Let’s start at the beginning. No sleep. Then 90 minutes on the train to and from Edinburgh for 20 minutes in Edinburgh to drop off a piece of luggage we saw no point in taking to London. This was my cagey plan that would, supposedly, deliver us from Easyjet’s Nazi luggage tactics. Then I went and dropped off laundry in a totally grim area of the city and had lunch at a place where everything tasted and smelled like it had been flown in from hell `specially. (What nut came up with Mango Spice salad dressing? It’s a f#$ing fruit, for Pete’s sake, not a piece of cajun meat ready for the rubbin’.) Then I rushed back, packed and grabbed a cab to go meet the bastards at Easyjet. So I was in a good mood when I got there. And we all know how much I love flying.

They “made an exception” for us by not charging us our first-born for checking my CARRY-ON bag (which they claimed was too large for them, despite the fact that other people were carrying on their living room furnishings in paper bags). There was much frantic re-sorting to remove from this bag everything spillable and valuable before they took it away to join the bag that they informed us could have been a carry-on, the fact of which they informed us of AFTER they sent it through.

Then they tried to confuse me (when I tried to get up to speed on the cost to weight ratio of our bags) by insisting on using the word “pounds” to refer to the cost while I was using it to refer to the weight. After I’d gone cross-eyed, they sent us on the death march of about 7 miles of un-air-conditioned corridors, passageways, terminals and tarmac that separates the devil-spawn check-in people from the evil minions of Satan who man the planes themselves. This is so that when you actually finally completely lose it, you can only take half the staff down with you and the rest will remain to complete the mission.

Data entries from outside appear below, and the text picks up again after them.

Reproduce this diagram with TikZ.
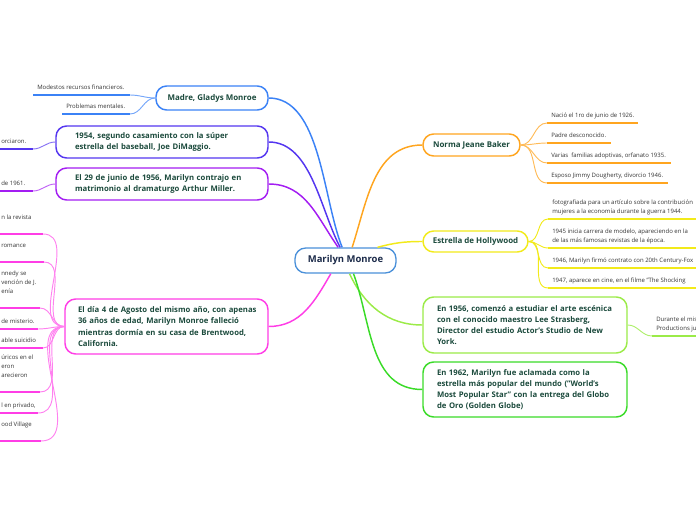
\documentclass[tikz,border=0pt]{standalone}
\usepackage{fontspec}
\setmainfont{Open Sans}
\definecolor{cblue}{HTML}{3B82F6}
\definecolor{cindigo}{HTML}{5436F0}
\definecolor{cpurple}{HTML}{A31DF2}
\definecolor{cmag}{HTML}{FF3DE6}
\definecolor{corange}{HTML}{FFA51F}
\definecolor{cyellow}{HTML}{F2EA1A}
\definecolor{clgreen}{HTML}{9BEB48}
\definecolor{cgreen}{HTML}{3ADB28}
\definecolor{cctr}{HTML}{4A90D9}
\definecolor{brtext}{HTML}{1B4A3C}
\definecolor{ctrtext}{HTML}{1C2B4A}
\definecolor{leaftext}{HTML}{333333}
\newcommand{\myline}[1]{\mbox{#1}}
\begin{document}
\begin{tikzpicture}[x=0.75pt,y=-0.75pt,
  branchbox/.style={draw=#1, line width=1.1pt, rounded corners=8pt, fill=white, text=brtext,
    font=\bfseries\fontsize{5.8}{8.4}\selectfont, inner sep=0pt},
  leafnode/.style={text=leaftext, font=\fontsize{4.5}{6.75}\selectfont, inner xsep=3pt,
    inner ysep=2.75pt, text depth=1pt, align=left, anchor=south west},
  conn/.style={draw=#1, line width=1.1pt},
  subconn/.style={draw=#1, line width=0.7pt},
  ul/.style={draw=#1, line width=1.9pt}]
\useasboundingbox (0,0) rectangle (696,520);

% central
\node[draw=cctr, line width=1pt, rounded corners=8pt, fill=white, text=ctrtext,
  font=\bfseries\fontsize{7.1}{9}\selectfont, minimum width=75.75pt, minimum height=18.75pt,
  inner sep=0pt] (c) at (345.5,260.5) {Marilyn Monroe};

% left branches
\node[branchbox=cblue, minimum width=84pt, minimum height=18pt, align=center, font=\bfseries\fontsize{5.95}{8.4}\selectfont] (madre) at (212,98) {Madre, Gladys Monroe};
\node[branchbox=cindigo, minimum height=24pt, text width=130.5pt, inner xsep=14.25pt, align=left] (b2) at (162,142)
  {\myline{1954, segundo casamiento con la súper}\\\myline{estrella del baseball, Joe DiMaggio.}};
\node[branchbox=cpurple, minimum height=24pt, text width=130.5pt, inner xsep=14.25pt, align=left] (b3) at (162,184)
  {\myline{El 29 de junio de 1956, Marilyn contrajo en}\\\myline{matrimonio al dramaturgo Arthur Miller.}};
\node[branchbox=cmag, minimum height=41.25pt, text width=132.75pt, inner xsep=9.75pt, align=left] (b4) at (166.5,326.5)
  {\myline{El día 4 de Agosto del mismo año, con apenas}\\\myline{36 años de edad, Marilyn Monroe falleció}\\\myline{mientras dormía en su casa de Brentwood,}\\\myline{California.}};

% right branches
\node[branchbox=corange, minimum width=72.75pt, minimum height=16.5pt, align=center, font=\bfseries\fontsize{5.95}{8.4}\selectfont] (norma) at (471.5,145) {Norma Jeane Baker};
\node[branchbox=cyellow, minimum width=78.75pt, minimum height=15.75pt, align=center, font=\bfseries\fontsize{5.95}{8.4}\selectfont] (estrella) at (475.5,241.5) {Estrella de Hollywood};
\node[branchbox=clgreen, minimum height=42pt, text width=132pt, inner xsep=10.5pt, align=left] (e56) at (525,325)
  {\myline{En 1956, comenzó a estudiar el arte escénica}\\\myline{con el conocido maestro Lee Strasberg,}\\\myline{Director del estudio Actor's Studio de New}\\\myline{York.}};
\node[branchbox=cgreen, minimum height=41.25pt, text width=132pt, inner xsep=10.5pt, align=left] (e62) at (525,389.5)
  {\myline{En 1962, Marilyn fue aclamada como la}\\\myline{estrella más popular del mundo ("World's}\\\myline{Most Popular Star" con la entrega del Globo}\\\myline{de Oro (Golden Globe)}};

% main connectors
\draw[conn=cblue] (madre.east) to[out=0,in=112,looseness=0.8] ([xshift=-2.5pt]c.north);
\draw[conn=cindigo] (b2.east) to[out=0,in=118,looseness=0.85] ([xshift=-4pt]c.north);
\draw[conn=cpurple] (b3.east) to[out=0,in=125] ([xshift=-5.5pt]c.north);
\draw[conn=cmag] (b4.east) to[out=0,in=240] ([xshift=-11pt]c.south);
\draw[conn=corange] ([xshift=5pt]c.north) to[out=72,in=180] (norma.west);
\draw[conn=cyellow] ([xshift=24pt]c.north) to[out=15,in=180] (estrella.west);
\draw[conn=clgreen] ([xshift=3pt]c.south) to[out=-65,in=180] (e56.west);
\draw[conn=cgreen] ([xshift=6pt]c.south) to[out=-70,in=180] (e62.west);

% Madre leaves
\node[leafnode] (m1) at (33,95) {Modestos recursos financieros.};
\coordinate (m1e) at (130,95);
\node[leafnode] (m2) at (62,114) {Problemas mentales.};
\coordinate (m2e) at (130,114);
\foreach \n in {m1,m2}{
  \draw[ul=cblue] (\n.south west) -- (\n e);
  \draw[subconn=cblue!70] (madre.west) to[out=180,in=0] (\n e);
}
% b2, b3 leaves
\node[leafnode] (k1) at (-3,149) {orciaron.};
\coordinate (k1e) at (33,149);
\draw[ul=cindigo] (k1.south west) -- (k1e);
\draw[subconn=cindigo!70] (b2.west) to[out=180,in=0] (k1e);
\node[leafnode] (p1) at (-3,191) {de 1961.};
\coordinate (p1e) at (33,191);
\draw[ul=cpurple] (p1.south west) -- (p1e);
\draw[subconn=cpurple!70] (b3.west) to[out=180,in=0] (p1e);

% b4 leaves
\node[leafnode] (g1) at (-3,234) {n la revista\\\mbox{}};
\coordinate (g1e) at (43,234);
\node[leafnode] (g2) at (-3,262) {romance\\\mbox{}};
\coordinate (g2e) at (44,262);
\node[leafnode] (g3) at (-3,308) {nnedy se\\vención de J.\\enía\\\mbox{}};
\coordinate (g3e) at (40,308);
\node[leafnode] (g4) at (-3,329) {de misterio.};
\coordinate (g4e) at (38,329);
\node[leafnode] (g5) at (-3,348) {able suicidio};
\coordinate (g5e) at (43,348);
\node[leafnode] (g6) at (-3,392) {úricos en el\\eron\\arecieron\\\mbox{}};
\coordinate (g6e) at (40,392);
\node[leafnode] (g7) at (-3,413) {l en privado,};
\coordinate (g7e) at (38,413);
\node[leafnode] (g8) at (-3,441) {ood Village\\\mbox{}};
\coordinate (g8e) at (41,441);
\foreach \n in {g1,g2,g3,g4,g5,g6,g7,g8}{
  \draw[ul=cmag] (\n.south west) -- (\n e);
  \draw[subconn=cmag!65] (b4.west) to[out=180,in=0] (\n e);
}

% Norma leaves
\node[leafnode] (n1) at (547,123) {Nació el 1ro de junio de 1926.};
\coordinate (n1e) at (638,123);
\node[leafnode] (n2) at (547,143) {Padre desconocido.};
\coordinate (n2e) at (611,143);
\node[leafnode] (n3) at (547,163) {Varias \ familias adoptivas, orfanato 1935.};
\coordinate (n3e) at (671,163);
\node[leafnode] (n4) at (547,183) {Esposo Jimmy Dougherty, divorcio 1946.};
\coordinate (n4e) at (668,183);
\foreach \n in {n1,n2,n3,n4}{
  \draw[ul=corange] (\n.south west) -- (\n e);
  \draw[subconn=corange!75] (norma.east) to[out=0,in=180] (\n.south west);
}

% Estrella leaves
\node[leafnode] (h1) at (548,219) {fotografiada para un artículo sobre la contribución\\mujeres a la economía durante la guerra 1944.};
\coordinate (h1e) at (700,219);
\node[leafnode] (h2) at (548,248) {1945 inicia carrera de modelo, apareciendo en la\\de las más famosas revistas de la época.};
\coordinate (h2e) at (700,248);
\node[leafnode] (h3) at (548,268) {1946, Marilyn firmó contrato con 20th Century-Fox};
\coordinate (h3e) at (700,268);
\node[leafnode] (h4) at (548,288) {1947, aparece en cine, en el filme "The Shocking};
\coordinate (h4e) at (700,288);
\foreach \n in {h1,h2,h3,h4}{
  \draw[ul=cyellow] (\n.south west) -- (\n e);
  \draw[subconn=cyellow] (estrella.east) to[out=0,in=180] (\n.south west);
}

% e56 leaf
\node[leafnode] (q1) at (652,336) {Durante el mis\\Productions ju};
\coordinate (q1e) at (700,336);
\draw[ul=clgreen] (q1.south west) -- (q1e);
\draw[subconn=clgreen!80] (e56.east) to[out=0,in=180] (q1.south west);
\end{tikzpicture}
\end{document}
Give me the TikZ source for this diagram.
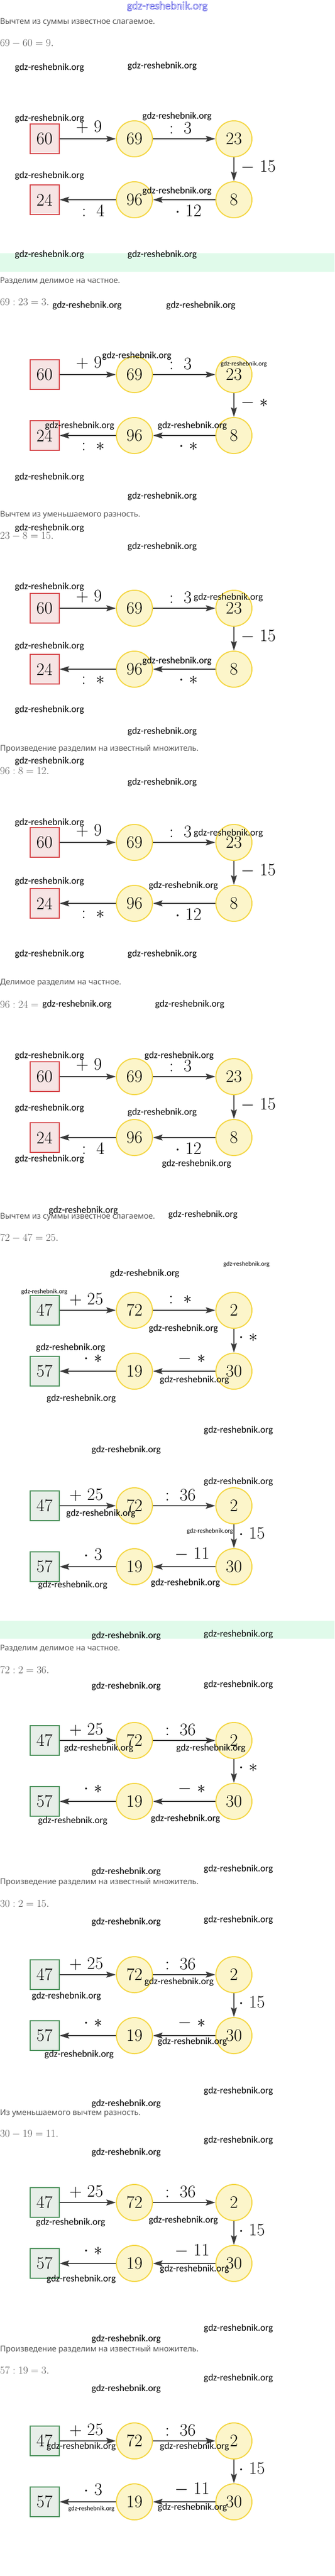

Being now both blind and disoriented, they sprang it on me that it’s free-for-all seating. (The first time I took Southwest, I cried right there in the terminal.) How expensive can it possibly be to stick little labels on the rows? At this point, I took a Xanax. Heroic R. did get us seats together but, unfortunately, they were not seats but BUCKETS thinly disguised by polyester. I couldn’t really get up to check on this theory because I would have had to bend my knees slightly, which is not permitted by the available space.

Once in London, we discovered that our recommended hotel did not in fact have a lift or normally spaced floors, so we carried all our bags up four flights of - SURPRISE! - un-air-conditioned stairs. (I am well aware of what a diva I sound like, but, with respect to heat and space, I am a difficult case, being both claustrophobic and, history has shown, susceptible to heat stroke. London in August in a heat wave is not my best environment. I could do snakes probably. Or ninjas. Or mud. But not heat. Or small spaces.) Rough day, needless to say.